-- Given task --
Output exactly, and only, the lines from the line containing "Convert this chart" through the line containing "plt.rcParams['axes.labelcolor'] = 'black'", both included.

[Rows from a dataset of charts and code]
>> start

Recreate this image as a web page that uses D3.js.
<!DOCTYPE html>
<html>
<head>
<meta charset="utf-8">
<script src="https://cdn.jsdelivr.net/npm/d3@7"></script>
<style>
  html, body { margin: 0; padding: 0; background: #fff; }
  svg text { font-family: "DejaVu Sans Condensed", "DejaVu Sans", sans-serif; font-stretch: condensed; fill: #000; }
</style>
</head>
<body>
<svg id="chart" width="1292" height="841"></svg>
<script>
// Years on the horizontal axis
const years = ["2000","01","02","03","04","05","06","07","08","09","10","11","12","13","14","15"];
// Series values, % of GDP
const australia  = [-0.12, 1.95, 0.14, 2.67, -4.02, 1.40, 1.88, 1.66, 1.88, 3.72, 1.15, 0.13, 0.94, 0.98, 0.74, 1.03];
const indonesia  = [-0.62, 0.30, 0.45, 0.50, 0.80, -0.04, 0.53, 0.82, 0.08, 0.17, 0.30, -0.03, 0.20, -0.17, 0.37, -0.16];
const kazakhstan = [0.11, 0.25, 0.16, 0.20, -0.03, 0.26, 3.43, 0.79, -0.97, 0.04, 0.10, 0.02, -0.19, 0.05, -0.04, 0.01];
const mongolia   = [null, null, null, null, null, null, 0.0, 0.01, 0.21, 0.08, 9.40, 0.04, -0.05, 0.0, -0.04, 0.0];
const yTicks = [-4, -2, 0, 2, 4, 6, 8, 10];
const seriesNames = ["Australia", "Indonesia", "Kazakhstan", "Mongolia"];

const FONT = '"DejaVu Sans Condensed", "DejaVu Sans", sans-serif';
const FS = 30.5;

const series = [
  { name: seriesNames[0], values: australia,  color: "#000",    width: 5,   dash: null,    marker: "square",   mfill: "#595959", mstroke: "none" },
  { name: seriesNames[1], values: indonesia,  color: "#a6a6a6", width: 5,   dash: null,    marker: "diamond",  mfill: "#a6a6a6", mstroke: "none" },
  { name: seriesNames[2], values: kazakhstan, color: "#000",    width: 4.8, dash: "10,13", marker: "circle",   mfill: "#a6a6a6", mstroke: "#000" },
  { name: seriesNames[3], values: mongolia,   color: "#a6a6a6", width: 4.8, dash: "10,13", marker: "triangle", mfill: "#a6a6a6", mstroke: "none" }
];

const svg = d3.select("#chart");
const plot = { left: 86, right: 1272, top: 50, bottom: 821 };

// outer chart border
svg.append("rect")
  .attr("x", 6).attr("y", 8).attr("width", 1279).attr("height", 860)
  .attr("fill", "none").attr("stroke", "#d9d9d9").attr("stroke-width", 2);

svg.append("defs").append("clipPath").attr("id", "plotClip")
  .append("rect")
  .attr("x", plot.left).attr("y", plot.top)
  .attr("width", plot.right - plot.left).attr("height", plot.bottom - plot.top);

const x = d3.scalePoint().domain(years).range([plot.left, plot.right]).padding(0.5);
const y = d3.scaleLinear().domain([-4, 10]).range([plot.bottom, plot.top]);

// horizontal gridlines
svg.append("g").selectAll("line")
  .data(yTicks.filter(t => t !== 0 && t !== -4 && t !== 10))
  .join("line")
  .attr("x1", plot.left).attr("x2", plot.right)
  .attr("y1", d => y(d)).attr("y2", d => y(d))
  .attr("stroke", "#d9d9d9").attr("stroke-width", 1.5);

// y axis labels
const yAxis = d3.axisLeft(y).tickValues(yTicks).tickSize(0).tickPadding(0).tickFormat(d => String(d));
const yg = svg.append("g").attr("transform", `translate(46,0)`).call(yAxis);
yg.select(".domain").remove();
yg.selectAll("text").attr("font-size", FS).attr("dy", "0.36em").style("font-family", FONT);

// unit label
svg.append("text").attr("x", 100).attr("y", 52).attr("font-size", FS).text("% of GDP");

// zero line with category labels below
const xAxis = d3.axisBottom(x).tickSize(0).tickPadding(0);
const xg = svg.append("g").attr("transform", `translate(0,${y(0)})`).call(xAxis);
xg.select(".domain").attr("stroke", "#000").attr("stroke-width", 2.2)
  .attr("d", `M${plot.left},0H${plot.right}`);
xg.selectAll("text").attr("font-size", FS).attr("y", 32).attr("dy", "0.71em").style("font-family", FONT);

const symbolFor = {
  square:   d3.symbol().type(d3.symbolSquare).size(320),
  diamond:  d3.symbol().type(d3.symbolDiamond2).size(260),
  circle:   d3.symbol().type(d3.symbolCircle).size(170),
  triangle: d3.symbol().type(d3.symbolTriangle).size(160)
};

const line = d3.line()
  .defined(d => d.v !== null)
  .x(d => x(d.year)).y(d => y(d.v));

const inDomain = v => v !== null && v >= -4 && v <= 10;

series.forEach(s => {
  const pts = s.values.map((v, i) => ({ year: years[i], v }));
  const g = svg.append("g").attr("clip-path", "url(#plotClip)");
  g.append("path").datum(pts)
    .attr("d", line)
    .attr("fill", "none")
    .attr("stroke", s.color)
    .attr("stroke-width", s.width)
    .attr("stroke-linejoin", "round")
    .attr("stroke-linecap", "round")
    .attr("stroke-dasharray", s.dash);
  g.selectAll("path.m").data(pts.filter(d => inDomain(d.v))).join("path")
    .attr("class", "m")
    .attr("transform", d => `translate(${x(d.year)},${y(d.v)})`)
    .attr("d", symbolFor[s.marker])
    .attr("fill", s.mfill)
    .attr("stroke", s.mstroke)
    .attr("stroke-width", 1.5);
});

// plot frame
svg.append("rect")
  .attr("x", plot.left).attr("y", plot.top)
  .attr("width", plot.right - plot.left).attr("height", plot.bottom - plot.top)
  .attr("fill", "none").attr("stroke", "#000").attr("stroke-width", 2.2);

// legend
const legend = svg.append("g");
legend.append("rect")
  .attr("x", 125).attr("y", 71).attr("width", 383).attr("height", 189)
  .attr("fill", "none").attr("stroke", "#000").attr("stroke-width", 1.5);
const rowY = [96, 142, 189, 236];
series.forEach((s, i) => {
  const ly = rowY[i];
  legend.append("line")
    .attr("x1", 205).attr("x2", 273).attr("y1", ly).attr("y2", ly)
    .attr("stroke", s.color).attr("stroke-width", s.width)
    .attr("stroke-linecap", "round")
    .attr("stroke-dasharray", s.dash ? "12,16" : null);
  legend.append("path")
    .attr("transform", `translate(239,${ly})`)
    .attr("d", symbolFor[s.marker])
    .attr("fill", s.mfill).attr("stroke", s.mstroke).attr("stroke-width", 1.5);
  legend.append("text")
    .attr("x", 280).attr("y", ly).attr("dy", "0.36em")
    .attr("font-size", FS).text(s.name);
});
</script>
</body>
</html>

>> end
>> start

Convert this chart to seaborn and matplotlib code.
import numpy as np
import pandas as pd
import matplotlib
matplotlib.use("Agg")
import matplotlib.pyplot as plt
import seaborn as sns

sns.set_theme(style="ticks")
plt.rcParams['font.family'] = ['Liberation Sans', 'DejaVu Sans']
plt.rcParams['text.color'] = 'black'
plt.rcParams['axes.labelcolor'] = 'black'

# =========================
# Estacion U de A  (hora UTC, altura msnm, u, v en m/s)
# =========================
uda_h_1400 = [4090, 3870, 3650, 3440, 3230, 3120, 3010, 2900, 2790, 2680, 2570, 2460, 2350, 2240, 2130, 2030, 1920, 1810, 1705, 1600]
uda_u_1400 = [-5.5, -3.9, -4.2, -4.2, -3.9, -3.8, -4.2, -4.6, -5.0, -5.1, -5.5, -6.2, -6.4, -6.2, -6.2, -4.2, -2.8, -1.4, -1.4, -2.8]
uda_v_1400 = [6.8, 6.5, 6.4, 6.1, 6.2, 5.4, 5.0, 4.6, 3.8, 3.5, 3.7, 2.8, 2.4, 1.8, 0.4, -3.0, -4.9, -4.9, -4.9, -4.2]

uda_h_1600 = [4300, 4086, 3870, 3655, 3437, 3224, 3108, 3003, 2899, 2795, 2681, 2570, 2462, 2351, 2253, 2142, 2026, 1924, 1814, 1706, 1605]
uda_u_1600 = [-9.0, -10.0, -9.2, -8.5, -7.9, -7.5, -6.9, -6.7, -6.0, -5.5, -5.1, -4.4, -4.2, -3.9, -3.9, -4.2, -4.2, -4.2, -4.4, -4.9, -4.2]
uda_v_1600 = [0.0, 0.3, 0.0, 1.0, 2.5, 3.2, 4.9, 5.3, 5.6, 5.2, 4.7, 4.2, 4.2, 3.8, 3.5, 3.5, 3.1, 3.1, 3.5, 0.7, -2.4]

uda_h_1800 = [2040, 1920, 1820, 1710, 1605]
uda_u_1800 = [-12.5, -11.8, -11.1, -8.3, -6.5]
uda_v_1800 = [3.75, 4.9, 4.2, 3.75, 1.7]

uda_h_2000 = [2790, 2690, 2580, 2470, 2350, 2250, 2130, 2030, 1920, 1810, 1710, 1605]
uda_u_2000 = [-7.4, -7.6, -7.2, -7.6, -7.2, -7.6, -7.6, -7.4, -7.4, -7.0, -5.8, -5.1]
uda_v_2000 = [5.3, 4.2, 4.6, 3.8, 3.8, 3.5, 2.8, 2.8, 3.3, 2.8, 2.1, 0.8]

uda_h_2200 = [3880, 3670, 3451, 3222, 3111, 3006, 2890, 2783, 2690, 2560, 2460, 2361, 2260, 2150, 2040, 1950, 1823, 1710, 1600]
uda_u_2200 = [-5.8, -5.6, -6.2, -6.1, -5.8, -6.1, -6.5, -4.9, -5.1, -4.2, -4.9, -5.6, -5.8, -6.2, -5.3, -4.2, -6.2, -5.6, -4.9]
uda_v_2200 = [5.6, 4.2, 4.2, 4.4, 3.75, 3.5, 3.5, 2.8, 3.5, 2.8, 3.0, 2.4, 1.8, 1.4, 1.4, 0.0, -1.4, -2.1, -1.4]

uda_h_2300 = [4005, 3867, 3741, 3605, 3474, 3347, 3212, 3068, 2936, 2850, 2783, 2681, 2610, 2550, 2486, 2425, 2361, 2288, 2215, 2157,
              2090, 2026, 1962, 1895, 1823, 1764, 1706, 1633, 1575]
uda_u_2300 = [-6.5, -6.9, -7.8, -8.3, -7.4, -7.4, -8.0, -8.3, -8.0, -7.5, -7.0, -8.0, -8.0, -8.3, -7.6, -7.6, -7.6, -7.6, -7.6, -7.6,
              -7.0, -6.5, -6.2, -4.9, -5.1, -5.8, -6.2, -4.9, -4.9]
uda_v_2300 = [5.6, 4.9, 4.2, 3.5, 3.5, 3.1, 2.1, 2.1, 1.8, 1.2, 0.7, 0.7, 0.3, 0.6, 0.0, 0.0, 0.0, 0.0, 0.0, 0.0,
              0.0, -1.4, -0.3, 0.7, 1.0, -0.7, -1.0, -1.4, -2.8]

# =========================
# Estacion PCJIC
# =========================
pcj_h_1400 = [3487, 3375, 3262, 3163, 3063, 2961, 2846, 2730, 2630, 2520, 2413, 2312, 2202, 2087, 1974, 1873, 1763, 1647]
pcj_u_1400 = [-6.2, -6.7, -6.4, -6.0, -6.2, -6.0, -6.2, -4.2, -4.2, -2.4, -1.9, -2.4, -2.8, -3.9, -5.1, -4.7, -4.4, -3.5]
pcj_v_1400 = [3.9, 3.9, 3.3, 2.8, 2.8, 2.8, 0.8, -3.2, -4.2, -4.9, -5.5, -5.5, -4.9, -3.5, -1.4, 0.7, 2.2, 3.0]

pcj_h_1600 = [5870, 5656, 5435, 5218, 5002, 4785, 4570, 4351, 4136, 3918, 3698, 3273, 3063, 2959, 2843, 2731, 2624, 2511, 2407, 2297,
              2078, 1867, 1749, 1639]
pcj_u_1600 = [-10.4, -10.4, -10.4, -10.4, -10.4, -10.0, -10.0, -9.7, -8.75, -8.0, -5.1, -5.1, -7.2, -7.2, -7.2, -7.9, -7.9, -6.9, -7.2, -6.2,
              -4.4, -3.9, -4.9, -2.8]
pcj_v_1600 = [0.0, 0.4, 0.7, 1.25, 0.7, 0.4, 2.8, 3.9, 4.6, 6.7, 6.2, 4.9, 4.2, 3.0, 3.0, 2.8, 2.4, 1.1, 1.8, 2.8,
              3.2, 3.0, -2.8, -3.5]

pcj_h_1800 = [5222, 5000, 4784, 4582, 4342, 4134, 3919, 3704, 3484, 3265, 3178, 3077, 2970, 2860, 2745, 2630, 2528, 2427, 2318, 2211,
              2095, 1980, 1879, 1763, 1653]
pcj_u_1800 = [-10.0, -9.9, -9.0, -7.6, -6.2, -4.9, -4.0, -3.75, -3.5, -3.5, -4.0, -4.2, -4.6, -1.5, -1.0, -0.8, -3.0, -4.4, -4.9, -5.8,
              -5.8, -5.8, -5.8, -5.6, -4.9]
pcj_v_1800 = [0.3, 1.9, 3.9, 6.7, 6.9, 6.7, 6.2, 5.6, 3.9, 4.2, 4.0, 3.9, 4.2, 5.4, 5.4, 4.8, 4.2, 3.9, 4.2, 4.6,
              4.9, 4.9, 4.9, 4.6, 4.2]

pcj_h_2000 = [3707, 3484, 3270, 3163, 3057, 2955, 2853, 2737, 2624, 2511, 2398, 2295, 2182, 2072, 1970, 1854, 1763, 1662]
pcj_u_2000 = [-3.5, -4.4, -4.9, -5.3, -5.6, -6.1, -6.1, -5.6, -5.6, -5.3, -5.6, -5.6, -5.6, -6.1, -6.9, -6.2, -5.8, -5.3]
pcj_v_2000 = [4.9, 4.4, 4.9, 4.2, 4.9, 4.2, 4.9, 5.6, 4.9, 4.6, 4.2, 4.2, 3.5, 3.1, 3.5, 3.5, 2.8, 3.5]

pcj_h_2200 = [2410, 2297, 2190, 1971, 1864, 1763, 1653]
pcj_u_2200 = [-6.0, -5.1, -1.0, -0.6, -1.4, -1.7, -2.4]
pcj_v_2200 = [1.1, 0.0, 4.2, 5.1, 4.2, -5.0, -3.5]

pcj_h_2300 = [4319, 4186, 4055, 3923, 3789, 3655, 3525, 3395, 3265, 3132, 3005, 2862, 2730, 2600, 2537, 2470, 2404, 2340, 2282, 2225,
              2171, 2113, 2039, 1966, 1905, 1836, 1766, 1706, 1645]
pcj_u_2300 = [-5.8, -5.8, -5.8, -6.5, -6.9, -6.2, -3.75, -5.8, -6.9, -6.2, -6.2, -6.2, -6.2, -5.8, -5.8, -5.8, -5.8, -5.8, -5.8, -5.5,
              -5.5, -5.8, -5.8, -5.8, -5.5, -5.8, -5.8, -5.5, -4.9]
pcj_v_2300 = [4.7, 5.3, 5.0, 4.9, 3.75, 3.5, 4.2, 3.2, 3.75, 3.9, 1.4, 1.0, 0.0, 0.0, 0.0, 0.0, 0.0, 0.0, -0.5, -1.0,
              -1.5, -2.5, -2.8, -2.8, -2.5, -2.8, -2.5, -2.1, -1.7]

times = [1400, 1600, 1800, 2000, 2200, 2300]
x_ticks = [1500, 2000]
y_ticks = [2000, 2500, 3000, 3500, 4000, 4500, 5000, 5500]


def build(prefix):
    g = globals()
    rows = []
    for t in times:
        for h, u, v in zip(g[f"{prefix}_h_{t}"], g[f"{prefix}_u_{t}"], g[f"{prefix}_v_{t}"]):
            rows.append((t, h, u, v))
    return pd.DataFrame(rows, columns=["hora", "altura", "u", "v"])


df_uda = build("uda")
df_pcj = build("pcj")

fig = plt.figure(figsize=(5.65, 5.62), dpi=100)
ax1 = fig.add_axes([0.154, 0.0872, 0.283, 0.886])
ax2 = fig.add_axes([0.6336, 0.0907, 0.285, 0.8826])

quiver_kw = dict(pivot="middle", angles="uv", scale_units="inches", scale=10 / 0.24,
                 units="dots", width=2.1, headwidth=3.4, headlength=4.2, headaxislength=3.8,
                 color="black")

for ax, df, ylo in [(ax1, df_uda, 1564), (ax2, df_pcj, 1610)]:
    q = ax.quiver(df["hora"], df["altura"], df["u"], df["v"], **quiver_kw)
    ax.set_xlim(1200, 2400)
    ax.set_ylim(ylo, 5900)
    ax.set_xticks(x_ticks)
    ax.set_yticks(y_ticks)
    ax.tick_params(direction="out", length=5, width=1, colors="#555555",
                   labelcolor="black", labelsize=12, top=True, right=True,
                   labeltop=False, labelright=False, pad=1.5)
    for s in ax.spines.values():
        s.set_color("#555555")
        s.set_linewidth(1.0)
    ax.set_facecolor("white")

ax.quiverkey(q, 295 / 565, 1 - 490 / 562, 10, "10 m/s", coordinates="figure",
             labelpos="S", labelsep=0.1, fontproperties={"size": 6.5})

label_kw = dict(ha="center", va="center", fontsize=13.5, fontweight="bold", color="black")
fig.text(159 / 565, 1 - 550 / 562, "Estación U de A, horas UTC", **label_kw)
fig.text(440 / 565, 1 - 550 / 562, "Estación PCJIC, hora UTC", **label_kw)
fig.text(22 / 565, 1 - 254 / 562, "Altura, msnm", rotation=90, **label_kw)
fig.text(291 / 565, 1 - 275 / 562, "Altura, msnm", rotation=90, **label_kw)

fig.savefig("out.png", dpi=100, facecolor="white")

>> end

-- Solved problem --
Convert this chart to seaborn and matplotlib code.
import numpy as np
import pandas as pd
import matplotlib
matplotlib.use("Agg")
import matplotlib.pyplot as plt
import seaborn as sns

sns.set_theme(style="ticks")
plt.rcParams['font.family'] = ['Liberation Sans', 'DejaVu Sans']
plt.rcParams['text.color'] = 'black'
plt.rcParams['axes.labelcolor'] = 'black'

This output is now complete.